Kenny who does this here for Vicki and others charges $5 I think plus gas but then they are all milk goats and trained to a stand. Your looking at wild goats basically so my price would be more.


----------



## Qvrfullmidwife (Oct 25, 2007)

$15 per goat for the first time so you can see what you are dealing with, $10 per after that and drop it to $8 per goat if you are doing more than 15 animals. Gas surcharge if they are more than a set number of miles away.


----------



## Anita Martin (Dec 26, 2007)

Thanks. That sounds fair. I really had no idea what other folks charge. I hate to overcharge, but I hate even more to undercharge.

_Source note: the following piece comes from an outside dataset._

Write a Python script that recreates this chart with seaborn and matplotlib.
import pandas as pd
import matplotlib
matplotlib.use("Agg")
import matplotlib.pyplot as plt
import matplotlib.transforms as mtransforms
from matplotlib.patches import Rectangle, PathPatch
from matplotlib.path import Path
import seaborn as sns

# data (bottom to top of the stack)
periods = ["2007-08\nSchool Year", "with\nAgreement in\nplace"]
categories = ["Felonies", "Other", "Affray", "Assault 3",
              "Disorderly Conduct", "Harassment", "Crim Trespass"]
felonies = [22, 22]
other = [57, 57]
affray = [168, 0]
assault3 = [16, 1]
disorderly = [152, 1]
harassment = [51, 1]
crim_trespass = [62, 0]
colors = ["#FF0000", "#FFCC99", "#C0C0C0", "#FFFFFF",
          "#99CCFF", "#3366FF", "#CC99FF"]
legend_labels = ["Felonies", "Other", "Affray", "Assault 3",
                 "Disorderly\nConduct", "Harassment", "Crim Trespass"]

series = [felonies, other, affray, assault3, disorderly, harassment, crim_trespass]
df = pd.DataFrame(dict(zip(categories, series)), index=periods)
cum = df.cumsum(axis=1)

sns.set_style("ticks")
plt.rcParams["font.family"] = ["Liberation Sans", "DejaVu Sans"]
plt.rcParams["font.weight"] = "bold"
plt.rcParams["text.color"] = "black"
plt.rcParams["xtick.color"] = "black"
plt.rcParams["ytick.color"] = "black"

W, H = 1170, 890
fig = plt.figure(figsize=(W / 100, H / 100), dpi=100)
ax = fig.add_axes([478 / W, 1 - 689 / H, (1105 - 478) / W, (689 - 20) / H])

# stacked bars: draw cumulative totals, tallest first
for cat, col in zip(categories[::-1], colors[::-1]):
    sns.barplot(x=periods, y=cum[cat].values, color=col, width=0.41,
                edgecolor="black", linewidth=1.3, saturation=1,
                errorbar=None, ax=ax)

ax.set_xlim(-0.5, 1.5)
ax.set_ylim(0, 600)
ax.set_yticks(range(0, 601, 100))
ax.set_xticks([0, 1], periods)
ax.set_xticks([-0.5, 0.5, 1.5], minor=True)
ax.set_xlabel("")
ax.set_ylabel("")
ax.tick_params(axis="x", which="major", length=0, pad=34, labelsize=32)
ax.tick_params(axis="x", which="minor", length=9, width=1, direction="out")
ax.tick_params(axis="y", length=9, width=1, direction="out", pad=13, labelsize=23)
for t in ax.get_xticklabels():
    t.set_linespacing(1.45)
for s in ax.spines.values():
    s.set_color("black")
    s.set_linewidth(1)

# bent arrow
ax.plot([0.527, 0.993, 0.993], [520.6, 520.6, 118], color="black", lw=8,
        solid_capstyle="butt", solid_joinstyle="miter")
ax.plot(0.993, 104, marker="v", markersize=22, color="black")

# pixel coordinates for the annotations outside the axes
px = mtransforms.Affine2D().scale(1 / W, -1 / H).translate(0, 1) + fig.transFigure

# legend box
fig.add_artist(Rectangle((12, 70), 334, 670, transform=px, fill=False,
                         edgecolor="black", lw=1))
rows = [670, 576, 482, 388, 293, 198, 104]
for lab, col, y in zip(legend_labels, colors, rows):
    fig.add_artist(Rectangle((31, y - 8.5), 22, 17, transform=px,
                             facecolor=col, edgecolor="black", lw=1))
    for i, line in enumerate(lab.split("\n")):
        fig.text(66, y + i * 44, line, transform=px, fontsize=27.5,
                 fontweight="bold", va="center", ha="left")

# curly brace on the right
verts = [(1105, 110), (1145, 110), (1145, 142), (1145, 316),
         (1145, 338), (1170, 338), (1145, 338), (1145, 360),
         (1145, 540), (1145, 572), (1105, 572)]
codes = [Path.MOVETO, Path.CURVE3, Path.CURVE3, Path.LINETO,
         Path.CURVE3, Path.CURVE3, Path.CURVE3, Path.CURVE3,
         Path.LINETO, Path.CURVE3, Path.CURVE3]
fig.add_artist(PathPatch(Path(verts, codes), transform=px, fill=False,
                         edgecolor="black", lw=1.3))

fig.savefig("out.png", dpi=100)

I would definately charge for gas if I were not already doing their horses, but it should be a $200+ stop, so it will be worth the drive. Most of the time I can't believe people actually pay me to do their goat trimming, it seems like something fairly easy. But, I enjoy it, and the extra money comes in handy. 
Thanks again,
Anita


----------



## catdance62 (Mar 2, 2009)

My DH has a service and he charges $10.00/head. If it's a big herd sometimes he'll give a price break. I think he has a minimum but I forget what it is.


----------